La critique environnementale, agricole et éthique
L’accord entre l’Union européenne et le Mercosur renforcera la spécialisation du Mercosur dans le secteur primaire. Pour l’Union européenne, cela affecte principalement les secteurs agricoles. Par exemple, on estime que les importations de bœuf de l’Union européenne en provenance du Mercosur augmenteront de 52 % d’ici 2030. Les différentes études soulignent aussi la distorsion de concurrence entre l’Union européenne et le Mercosur. Les réglementations de production agricole dans le Mercosur restent faibles par rapport aux réglementations de l’Union européenne. Cela pose un risque majeur, et des questions se posent quant à l’efficacité du contrôle européen. Ces importations pourraient conduire à de nouveaux scandales sanitaires et affecter la confiance des consommateurs européens dans la sécurité alimentaire.

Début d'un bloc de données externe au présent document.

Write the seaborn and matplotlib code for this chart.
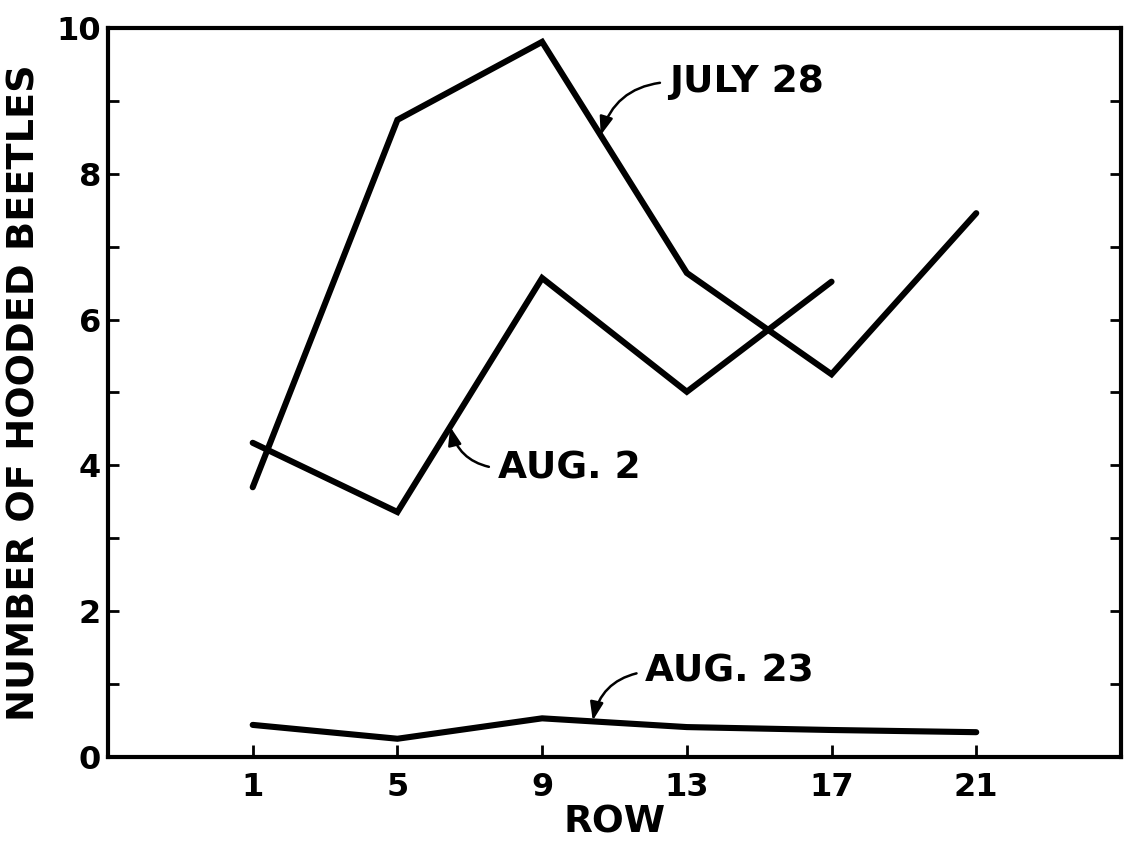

Alors que l’accord entre l’Union européenne et le Mercosur vise à intensifier les flux commerciaux, on estime que la déforestation supplémentaire résultant de l’accord entre l’Union européenne et le Mercosur, ainsi que l’augmentation des exportations de viande bovine, couvrira une large gamme. D’un côté, cet accord est considéré comme néocolonial, car les économies latino-américaines vont ouvrir leurs marchés publics au lieu de développer des services publics de qualité. De l’autre, l’Union européenne prévoit de leur vendre plus de pesticides, y compris ceux interdits en Europe, et des véhicules thermiques dont nous ne voulons plus. Les Européens continuent à puiser les matières premières des pays du Sud pour maintenir nos modes de vie gourmands en ressources, laissant à ces pays les conséquences environnementales et sociales : déforestation, pollution, perte de biodiversité, violations des droits humains.
Pourquoi cet accord malgré ses inconvénients ?
Malgré tout, on peut voir qu’il existe toujours une volonté de faire signer cet accord parce que, pour la Commission européenne, il est crucial de renforcer les liens avec l’Amérique latine, car elle considère que :
-Il y a une fenêtre d’opportunité avec Luiz Ignacio Lula da Silva à la présidence, qui est plus enclin à lutter contre la déforestation illégale en Amazonie.
– Mais aussi car les enjeux économiques et géopolitiques nous imposent d’aller de l’avant. En effet, cet accord est considéré comme le plus important jamais conclu par l’Union européenne en termes de commerce. Il aiderait l’Union européenne à diversifier ses sources d’approvisionnement face aux défis géopolitiques liés à la coupure des relations avec la Russie et les rivalités avec la Chine. De plus, se rapprocher des pays d’Amérique du Sud qui sont des démocraties semble primordial à l’heure où la démocratie régresse un peu partout, particulièrement en Afrique.
En résumé, l’accord entre l’Union européenne et le Mercosur augmentera les échanges commerciaux, mais aura des effets négatifs sur l’environnement, l’agriculture et la santé. De plus, cet accord est anachronique et en contradiction avec les enjeux environnementaux, sociaux et sanitaires actuels. Il va à l’encontre des orientations de la Commission européenne, notamment le Green Deal visant la neutralité carbone d’ici 2050, la préservation de la biodiversité et l’agriculture durable prévue par la stratégie “De la ferme à la fourchette”.